Marshall, however, was wrong in one important respect. The Montgomery bus boycott helped birth a new set of social habits that quickly spread to Greensboro, North Carolina; Selma, Alabama; and Little Rock, Arkansas. The civil rights movement became a wave of sit-ins and peaceful demonstrations, even as participants were violently beaten. By the early 1960s, it had moved to Florida, California, Washington, D.C., and the halls of Congress. When President Lyndon Johnson signed the Civil Rights Act of 1964—which outlawed all forms of segregation as well as discrimination against minorities and women—he equated the civil rights activists to the nation’s founders, a comparison that, a decade earlier, would have been political suicide. “One hundred and eighty-eight years ago this week, a small band of valiant men began a long struggle for freedom,” he told television cameras. “Now our generation of Americans has been called on to continue the unending search for justice within our own borders.” Movements don’t emerge because everyone suddenly decides to face the same direction at once. They rely on social patterns that begin as the habits of friendship, grow through the habits of communities, and are sustained by new habits that change participants’ sense of self.
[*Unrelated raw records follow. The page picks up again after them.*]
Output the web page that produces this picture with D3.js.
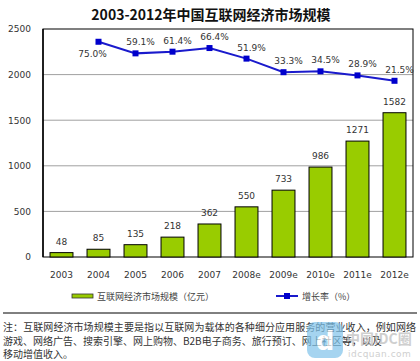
<!DOCTYPE html>
<html>
<head>
<meta charset="utf-8">
<script src="https://cdn.jsdelivr.net/npm/d3@7"></script>
<style>
  body { margin: 0; background: #fff; }
  text { font-family: "DejaVu Sans", "Noto Sans CJK SC", sans-serif; }
  .cjk { font-family: "Noto Sans CJK SC", sans-serif; }
</style>
</head>
<body>
<script>
let years = ["2003","2004","2005","2006","2007","2008e","2009e","2010e","2011e","2012e"];
let marketSize = [48,85,135,218,362,550,733,986,1271,1582];
let growthYears = ["2004","2005","2006","2007","2008e","2009e","2010e","2011e","2012e"];
let growthRate = [75.0,59.1,61.4,66.4,51.9,33.3,34.5,28.9,21.5];
let yTicks = [0,500,1000,1500,2000,2500];

const width = 420, height = 361;
const plotLeft = 43, plotRight = 413, plotTop = 29, plotBottom = 257;

const svg = d3.select("body").append("svg")
  .attr("width", width)
  .attr("height", height);

svg.append("text")
  .attr("class", "cjk")
  .attr("x", 211)
  .attr("y", 20)
  .attr("text-anchor", "middle")
  .attr("font-size", "14px")
  .attr("font-weight", "bold")
  .attr("fill", "#111")
  .text("2003-2012年中国互联网经济市场规模");

const x = d3.scaleBand().domain(years).range([plotLeft, plotRight]).paddingInner(0.38).paddingOuter(0.19);
const y = d3.scaleLinear().domain([0, 2500]).range([plotBottom, plotTop]);
// hidden secondary axis for the growth rate
const y2 = d3.scaleLinear().domain([-220, 92.5]).range([plotBottom, plotTop]);

// grid lines
svg.append("g")
  .selectAll("line")
  .data(yTicks.slice(1, -1))
  .enter()
  .append("line")
  .attr("x1", plotLeft).attr("x2", plotRight)
  .attr("y1", d => y(d)).attr("y2", d => y(d))
  .attr("stroke", "#a0a0a0")
  .attr("stroke-width", 1);

// plot frame
svg.append("rect")
  .attr("x", plotLeft).attr("y", plotTop)
  .attr("width", plotRight - plotLeft).attr("height", plotBottom - plotTop)
  .attr("fill", "none")
  .attr("stroke", "#000")
  .attr("stroke-width", 1);
svg.append("line")
  .attr("x1", plotLeft).attr("x2", plotLeft).attr("y1", plotTop).attr("y2", plotBottom)
  .attr("stroke", "#000").attr("stroke-width", 1.5);

// y axis labels
const yAxis = svg.append("g")
  .attr("transform", "translate(" + (plotLeft - 12) + ",0)")
  .call(d3.axisLeft(y).tickValues(yTicks).tickFormat(d3.format("d")).tickSize(0).tickPadding(0));
yAxis.select(".domain").remove();
yAxis.selectAll("text").attr("font-size", "9px").attr("fill", "#333");

// x axis labels
const xAxis = svg.append("g")
  .attr("transform", "translate(0," + plotBottom + ")")
  .call(d3.axisBottom(x).tickSize(0).tickPadding(15));
xAxis.select(".domain").remove();
xAxis.selectAll("text").attr("font-size", "9px").attr("fill", "#333");

// bars
svg.selectAll("rect.bar")
  .data(marketSize)
  .enter()
  .append("rect")
  .attr("class", "bar")
  .attr("x", (d, i) => x(years[i]))
  .attr("y", d => y(d))
  .attr("width", x.bandwidth())
  .attr("height", d => plotBottom - y(d))
  .attr("fill", "#99cc00")
  .attr("stroke", "#000")
  .attr("stroke-width", 1);

svg.selectAll("text.barlabel")
  .data(marketSize)
  .enter()
  .append("text")
  .attr("class", "barlabel")
  .attr("x", (d, i) => x(years[i]) + x.bandwidth() / 2)
  .attr("y", d => y(d) - 8)
  .attr("text-anchor", "middle")
  .attr("font-size", "9px")
  .attr("fill", "#333")
  .text(d => d);

// growth line
const cx = (d, i) => x(growthYears[i]) + x.bandwidth() / 2;
const line = d3.line()
  .x(cx)
  .y(d => y2(d));

svg.append("path")
  .datum(growthRate)
  .attr("d", line)
  .attr("fill", "none")
  .attr("stroke", "#1a1acc")
  .attr("stroke-width", 2);

svg.selectAll("rect.marker")
  .data(growthRate)
  .enter()
  .append("rect")
  .attr("class", "marker")
  .attr("x", (d, i) => cx(d, i) - 3)
  .attr("y", d => y2(d) - 3)
  .attr("width", 6)
  .attr("height", 6)
  .attr("fill", "#0000cc");

svg.selectAll("text.ratelabel")
  .data(growthRate)
  .enter()
  .append("text")
  .attr("class", "ratelabel")
  .attr("x", (d, i) => cx(d, i) + (i === 0 ? -6 : 5))
  .attr("y", (d, i) => i === 0 ? y2(d) + 15 : y2(d) - 8)
  .attr("text-anchor", "middle")
  .attr("font-size", "9px")
  .attr("fill", "#333")
  .text(d => d.toFixed(1) + "%");

// legend
svg.append("rect")
  .attr("x", 72).attr("y", 294)
  .attr("width", 21).attr("height", 4)
  .attr("fill", "#99cc00")
  .attr("stroke", "#333")
  .attr("stroke-width", 0.8);
svg.append("text")
  .attr("class", "cjk")
  .attr("x", 97).attr("y", 300)
  .attr("font-size", "9px")
  .attr("fill", "#444")
  .text("互联网经济市场规模（亿元）");

svg.append("line")
  .attr("x1", 276).attr("x2", 298)
  .attr("y1", 296).attr("y2", 296)
  .attr("stroke", "#1a1acc").attr("stroke-width", 2);
svg.append("rect")
  .attr("x", 284).attr("y", 293)
  .attr("width", 6).attr("height", 6)
  .attr("fill", "#0000cc");
svg.append("text")
  .attr("class", "cjk")
  .attr("x", 302).attr("y", 300)
  .attr("font-size", "9px")
  .attr("fill", "#444")
  .text("增长率（%）");

// separator
svg.append("line")
  .attr("x1", 3).attr("x2", 417)
  .attr("y1", 313).attr("y2", 313)
  .attr("stroke", "#000").attr("stroke-width", 1);

// note
svg.append("text")
  .attr("class", "cjk")
  .attr("x", 3).attr("y", 331)
  .attr("font-size", "10px")
  .attr("fill", "#333")
  .attr("textLength", 413)
  .attr("lengthAdjust", "spacing")
  .text("注：互联网经济市场规模主要是指以互联网为载体的各种细分应用服务的营业收入，例如网络");
svg.append("text")
  .attr("class", "cjk")
  .attr("x", 3).attr("y", 345)
  .attr("font-size", "10px")
  .attr("fill", "#333")
  .text("游戏、网络广告、搜索引擎、网上购物、B2B电子商务、旅行预订、网上社区等，以及");
svg.append("text")
  .attr("class", "cjk")
  .attr("x", 3).attr("y", 358)
  .attr("font-size", "10px")
  .attr("fill", "#333")
  .text("移动增值收入。");

// watermark
const wm = svg.append("g").attr("opacity", 0.7);
wm.append("rect")
  .attr("x", 307).attr("y", 322)
  .attr("width", 36).attr("height", 36)
  .attr("rx", 8)
  .attr("fill", "#7fc3ea");
wm.append("text")
  .attr("x", 325).attr("y", 350)
  .attr("text-anchor", "middle")
  .attr("font-size", "26px")
  .attr("font-weight", "bold")
  .attr("fill", "#fff")
  .text("d");
wm.append("text")
  .attr("class", "cjk")
  .attr("x", 346).attr("y", 344)
  .attr("font-size", "14px")
  .attr("font-weight", "bold")
  .attr("fill", "#bbb")
  .text("中国IDC圈");
wm.append("text")
  .attr("x", 348).attr("y", 357)
  .attr("font-size", "9px")
  .attr("fill", "#bbb")
  .attr("letter-spacing", "0.5")
  .text("idcquan.com");
</script>
</body>
</html>
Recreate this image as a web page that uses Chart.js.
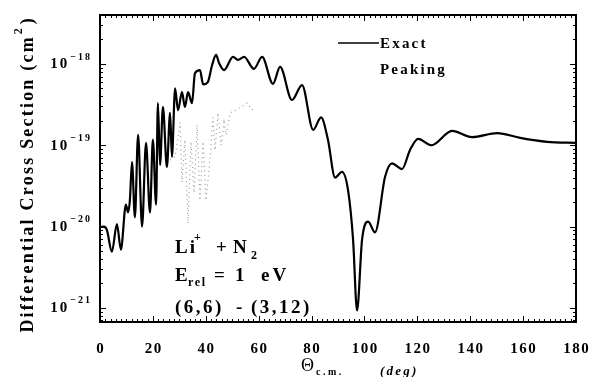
<!DOCTYPE html>
<html>
<head>
<meta charset="utf-8">
<script src="https://cdn.jsdelivr.net/npm/chart.js@4.4.1/dist/chart.umd.min.js"></script>
<style>
  html, body { margin: 0; padding: 0; background: #fff; }
  #wrap { width: 589px; height: 377px; }
</style>
</head>
<body>
<div id="wrap"><canvas id="dcs"></canvas></div>
<script>
// Li+ + N2, E_rel = 1 eV : exact vs peaking differential cross section

const exactAngles = [0, 1.5, 2.6, 4.5, 6.4, 7.9, 9.8, 10.6, 11.3, 12.1, 13.2, 14.4, 15.9, 17.4, 18.9,
  20.0, 21.2, 21.9, 22.7, 23.8, 25.3, 26.5, 27.2, 28.4, 29.5, 31.0, 32.1, 33.3, 34.8, 35.9,
  37.8, 39.0, 40.8, 42.4, 43.9, 45.0, 46.9, 50.3, 52.2, 54.5, 58.2, 61.3, 65.4, 68.1, 72.6,
  76.4, 80.6, 83.6, 86.2, 88.9, 91.5, 93.8, 95.7, 97.2, 99.1, 101.4, 104.0, 107.8, 110.4,
  114.2, 117.2, 120.3, 125.4, 133.1, 140.7, 150.2, 158.9, 169.1, 180];
const exactValues = [9.9e-21, 1.0e-20, 9.1e-21, 4.9e-21, 1.07e-20, 5.2e-21, 1.86e-20, 1.5e-20, 2.1e-20,
  6.2e-20, 1.3e-20, 1.34e-19, 1.0e-20, 1.07e-19, 1.48e-20,
  1.17e-19, 1.86e-20, 3.3e-19, 5.7e-20, 2.96e-19, 5.4e-20, 2.5e-19, 7.2e-20, 5.0e-19, 2.7e-19,
  4.5e-19, 2.96e-19, 4.5e-19, 3.3e-19, 7.7e-19,
  8.4e-19, 5.6e-19, 6.0e-19, 9.7e-19, 1.29e-18, 1.03e-18, 8.4e-19, 1.22e-18, 1.12e-18, 1.22e-18,
  8.7e-19, 1.22e-18, 5.7e-19, 9.2e-19, 3.6e-19,
  5.5e-19, 1.55e-19, 2.2e-19, 1.17e-19, 4.0e-20, 4.7e-20, 2.8e-20, 6.9e-21, 9.3e-22, 6.9e-21,
  1.15e-20, 8.5e-21, 4.1e-20, 6.0e-20,
  5.1e-20, 8.7e-20, 1.2e-19, 1.0e-19, 1.5e-19, 1.26e-19, 1.41e-19, 1.23e-19, 1.1e-19, 1.07e-19];

const peakAngles = [26.5, 28.4, 30.3, 31.0, 32.1, 33.3, 34.4, 35.6, 36.7, 37.8, 39.0, 40.1,
  41.6, 42.7, 43.5, 44.6, 45.8, 46.9, 47.7, 49.2, 51.1, 53.3, 55.6, 58.2];
const peakValues = [6.6e-20, 7.2e-20, 1.9e-19, 3.5e-20, 1.17e-19, 1.1e-20, 1.1e-19, 2.6e-20, 1.78e-19,
  2.1e-20, 1.1e-19, 2.1e-20, 6.6e-20, 2.2e-19, 8.7e-20, 2.5e-19, 1.0e-19, 1.9e-19, 1.34e-19,
  2.5e-19, 2.7e-19, 2.96e-19, 3.3e-19, 2.6e-19];

const xTicks = [0, 20, 40, 60, 80, 100, 120, 140, 160, 180];
const yTickExps = [-18, -19, -20, -21];

const SERIF = '"Liberation Serif", "DejaVu Serif", serif';

// draw text char by char with extra spacing, returns end x
function spaced(ctx, text, x, y, gap) {
  for (const ch of text) {
    ctx.fillText(ch, x, y);
    x += ctx.measureText(ch).width + gap;
  }
  return x;
}
function spacedWidth(ctx, text, gap) {
  let w = 0;
  for (const ch of text) w += ctx.measureText(ch).width + gap;
  return w - gap;
}

const framePlugin = {
  id: 'frame',
  afterDatasetsDraw(chart) {
    const { ctx, chartArea: a, scales: { x, y } } = chart;
    ctx.save();
    ctx.strokeStyle = '#000';
    ctx.fillStyle = '#000';

    // frame
    ctx.lineWidth = 2;
    ctx.strokeRect(a.left, a.top, a.right - a.left, a.bottom - a.top);

    // inward ticks
    ctx.lineWidth = 1;
    ctx.beginPath();
    for (let t = 0; t <= 180; t += 2) {
      const px = Math.round(x.getPixelForValue(t)) + 0.5;
      const len = t % 20 === 0 ? 6 : 3;
      ctx.moveTo(px, a.bottom); ctx.lineTo(px, a.bottom - len);
      ctx.moveTo(px, a.top); ctx.lineTo(px, a.top + len);
    }
    for (let e = -22; e <= -18; e++) {
      for (let k = 1; k <= 9; k++) {
        const v = k * Math.pow(10, e);
        if (v < y.min || v > y.max) continue;
        const py = Math.round(y.getPixelForValue(v)) + 0.5;
        const len = k === 1 ? 6 : 3;
        ctx.moveTo(a.left, py); ctx.lineTo(a.left + len, py);
        ctx.moveTo(a.right, py); ctx.lineTo(a.right - len, py);
      }
    }
    ctx.stroke();

    // x tick labels
    ctx.textBaseline = 'middle';
    ctx.textAlign = 'left';
    ctx.font = 'bold 15px ' + SERIF;
    xTicks.forEach(t => {
      const s = String(t);
      const w = spacedWidth(ctx, s, 1.5);
      spaced(ctx, s, x.getPixelForValue(t) - w / 2, 349, 1.5);
    });

    // y tick labels 10^n
    yTickExps.forEach(e => {
      const py = y.getPixelForValue(Math.pow(10, e));
      ctx.font = 'bold 10px ' + SERIF;
      const exp = '\u2212' + String(-e);
      const ew = spacedWidth(ctx, exp, 2);
      const ex = 90 - ew;
      spaced(ctx, exp, ex, py - 7, 2);
      ctx.font = 'bold 15px ' + SERIF;
      const bw = spacedWidth(ctx, '10', 2);
      spaced(ctx, '10', ex - 3 - bw, py + 0.5, 2);
    });

    // y axis title
    ctx.save();
    ctx.translate(28, 176);
    ctx.rotate(-Math.PI / 2);
    ctx.font = 'bold 18px ' + SERIF;
    const main = 'Differential Cross Section (cm';
    const mw = spacedWidth(ctx, main, 2.2);
    ctx.font = 'bold 12px ' + SERIF;
    const sw = ctx.measureText('2').width;
    ctx.font = 'bold 18px ' + SERIF;
    const cw = ctx.measureText(')').width;
    let tx = -(mw + sw + cw + 6) / 2;
    tx = spaced(ctx, main, tx, 0, 2.2);
    ctx.font = 'bold 12px ' + SERIF;
    ctx.fillText('2', tx + 1, -9);
    ctx.font = 'bold 18px ' + SERIF;
    ctx.fillText(')', tx + sw + 5, 0);
    ctx.restore();

    // x axis title
    ctx.textBaseline = 'alphabetic';
    ctx.font = '18px ' + SERIF;
    ctx.fillText('\u0398', 301, 371);
    ctx.font = 'bold 10px ' + SERIF;
    spaced(ctx, 'c.m.', 316, 375, 2.5);
    ctx.font = 'italic bold 13px ' + SERIF;
    spaced(ctx, '(deg)', 380, 375, 2.2);

    // legend
    ctx.lineWidth = 1.5;
    ctx.beginPath();
    ctx.moveTo(338, 43); ctx.lineTo(379, 43);
    ctx.stroke();
    ctx.font = 'bold 15px ' + SERIF;
    spaced(ctx, 'Exact', 380, 48, 2.2);
    spaced(ctx, 'Peaking', 380, 74, 2.2);

    // annotation
    ctx.font = 'bold 19px ' + SERIF;
    spaced(ctx, 'Li', 175, 253, 2);
    ctx.font = 'bold 12px ' + SERIF;
    ctx.fillText('+', 194, 241);
    ctx.font = 'bold 19px ' + SERIF;
    ctx.fillText('+', 216, 253);
    ctx.fillText('N', 233, 253);
    ctx.font = 'bold 12px ' + SERIF;
    ctx.fillText('2', 251, 259);

    ctx.font = 'bold 19px ' + SERIF;
    ctx.fillText('E', 175, 281);
    ctx.font = 'bold 12px ' + SERIF;
    spaced(ctx, 'rel', 188, 286, 1.5);
    ctx.font = 'bold 19px ' + SERIF;
    ctx.fillText('=', 214, 281);
    ctx.fillText('1', 235, 281);
    spaced(ctx, 'eV', 261, 281, 3);

    spaced(ctx, '(6,6)', 175, 313, 2.5);
    ctx.fillText('-', 236, 313);
    spaced(ctx, '(3,12)', 251, 313, 2.5);

    ctx.restore();
  }
};

new Chart(document.getElementById('dcs'), {
  type: 'line',
  data: {
    datasets: [
      {
        label: 'Exact',
        data: exactAngles.map((a, i) => ({ x: a, y: exactValues[i] })),
        borderColor: '#000',
        borderWidth: 2.2,
        pointRadius: 0,
        cubicInterpolationMode: 'monotone',
        fill: false
      },
      {
        label: 'Peaking',
        data: peakAngles.map((a, i) => ({ x: a, y: peakValues[i] })),
        borderColor: '#9a9a9a',
        borderWidth: 1.2,
        borderDash: [1, 3.5],
        pointRadius: 0,
        tension: 0,
        fill: false
      }
    ]
  },
  options: {
    responsive: true,
    maintainAspectRatio: false,
    animation: false,
    devicePixelRatio: 1,
    layout: { padding: { top: 15, right: 13, left: 0, bottom: 0 } },
    plugins: { legend: { display: false }, tooltip: { enabled: false } },
    scales: {
      x: {
        type: 'linear', min: 0, max: 180,
        grid: { display: false }, border: { display: false }, ticks: { display: false },
        afterFit(s) { s.height = 55; }
      },
      y: {
        type: 'logarithmic', min: 6.7e-22, max: 4e-18,
        grid: { display: false }, border: { display: false }, ticks: { display: false },
        afterFit(s) { s.width = 100; }
      }
    }
  },
  plugins: [framePlugin]
});
</script>
</body>
</html>
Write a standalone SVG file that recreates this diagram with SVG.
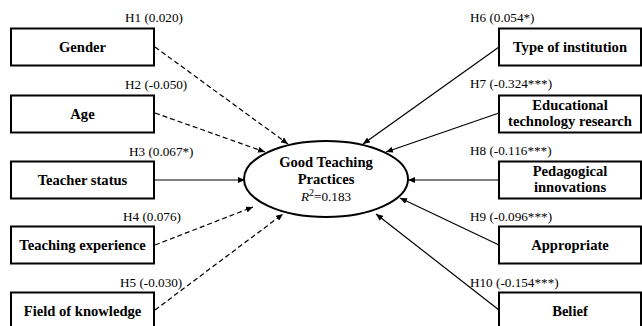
<svg xmlns="http://www.w3.org/2000/svg" width="642" height="326" viewBox="0 0 642 326">
<style>
.box{fill:#fff;stroke:#000;stroke-width:2}
.bl{font-family:"Liberation Serif","Times New Roman",serif;font-weight:bold;font-size:14.6px;fill:#000;text-anchor:middle}
.hl{font-family:"Liberation Serif","Times New Roman",serif;font-size:13.2px;fill:#000}
.c{fill:none;stroke:#000;stroke-width:1.2}
.d{stroke-dasharray:5,3}
</style>
<defs>
<marker id="ah" markerUnits="userSpaceOnUse" markerWidth="8" markerHeight="6" refX="7" refY="3" orient="auto">
<path d="M0,0 L7,3 L0,6 z" fill="#000"/>
</marker>
</defs>
<rect width="642" height="326" fill="#fff"/>
<g id="connectors">
<line class="c d" x1="155" y1="47" x2="288" y2="144" marker-end="url(#ah)"/>
<line class="c d" x1="155" y1="113" x2="265" y2="152" marker-end="url(#ah)"/>
<line class="c" x1="155" y1="180" x2="245" y2="180" marker-end="url(#ah)"/>
<line class="c d" x1="155" y1="245" x2="253" y2="207" marker-end="url(#ah)"/>
<line class="c d" x1="155" y1="310" x2="283" y2="214" marker-end="url(#ah)"/>
<line class="c" x1="499" y1="47" x2="363" y2="144" marker-end="url(#ah)"/>
<line class="c" x1="499" y1="113" x2="386" y2="152" marker-end="url(#ah)"/>
<line class="c" x1="499" y1="180" x2="408" y2="180" marker-end="url(#ah)"/>
<line class="c" x1="499" y1="245" x2="400" y2="198" marker-end="url(#ah)"/>
<line class="c" x1="499" y1="310" x2="376" y2="214" marker-end="url(#ah)"/>
</g>
<g id="gtp">
<ellipse cx="326" cy="179" rx="82" ry="38" fill="#fff" stroke="#000" stroke-width="2"/>
<text class="bl" x="326" y="167">Good Teaching</text>
<text class="bl" x="326" y="184">Practices</text>
<text class="hl" x="326" y="201" text-anchor="middle" font-size="14.5"><tspan font-style="italic">R</tspan><tspan dy="-5" font-size="10">2</tspan><tspan dy="5">=0.183</tspan></text>
</g>
<g id="gender">
<rect class="box" x="11" y="28.5" width="143" height="37"/>
<text class="bl" x="82.5" y="52">Gender</text>
<text class="hl" x="125" y="22">H1 (0.020)</text>
</g>
<g id="age">
<rect class="box" x="11" y="95.5" width="143" height="37"/>
<text class="bl" x="82.5" y="119">Age</text>
<text class="hl" x="125" y="89">H2 (-0.050)</text>
</g>
<g id="teacher-status">
<rect class="box" x="11" y="161.5" width="143" height="37"/>
<text class="bl" x="82.5" y="185">Teacher status</text>
<text class="hl" x="129" y="156">H3 (0.067*)</text>
</g>
<g id="teaching-experience">
<rect class="box" x="11" y="226.5" width="143" height="37"/>
<text class="bl" x="82.5" y="250">Teaching experience</text>
<text class="hl" x="123" y="221">H4 (0.076)</text>
</g>
<g id="field-of-knowledge">
<rect class="box" x="11" y="292.5" width="143" height="37"/>
<text class="bl" x="82.5" y="316">Field of knowledge</text>
<text class="hl" x="120" y="287">H5 (-0.030)</text>
</g>
<g id="type-of-institution">
<rect class="box" x="499" y="28.5" width="142" height="37"/>
<text class="bl" x="570" y="52">Type of institution</text>
<text class="hl" x="470" y="22">H6 (0.054*)</text>
</g>
<g id="edu-tech-research">
<rect class="box" x="499" y="95.5" width="142" height="37"/>
<text class="bl" x="570" y="110">Educational</text>
<text class="bl" x="570" y="126">technology research</text>
<text class="hl" x="470" y="88">H7 (-0.324***)</text>
</g>
<g id="pedagogical-innovations">
<rect class="box" x="499" y="161.5" width="142" height="37"/>
<text class="bl" x="570" y="176">Pedagogical</text>
<text class="bl" x="570" y="192">innovations</text>
<text class="hl" x="470" y="155">H8 (-0.116***)</text>
</g>
<g id="appropriate">
<rect class="box" x="499" y="226.5" width="142" height="37"/>
<text class="bl" x="570" y="250">Appropriate</text>
<text class="hl" x="470" y="221">H9 (-0.096***)</text>
</g>
<g id="belief">
<rect class="box" x="499" y="292.5" width="142" height="37"/>
<text class="bl" x="570" y="316">Belief</text>
<text class="hl" x="470" y="287">H10 (-0.154***)</text>
</g>
</svg>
King saw the power of these habits as early as Montgomery. “I cannot close without giving just a word of caution,” he told a packed church on the night he called off the boycott. There was still almost a decade of protest ahead of him, but the end was in sight. “As we go back to the buses let us be loving enough to turn an enemy into a friend. We must now move from protest to reconciliation..… With this dedication we will be able to emerge from the bleak and desolate midnight of man’s inhumanity to man to the bright and glittering daybreak of freedom and justice.”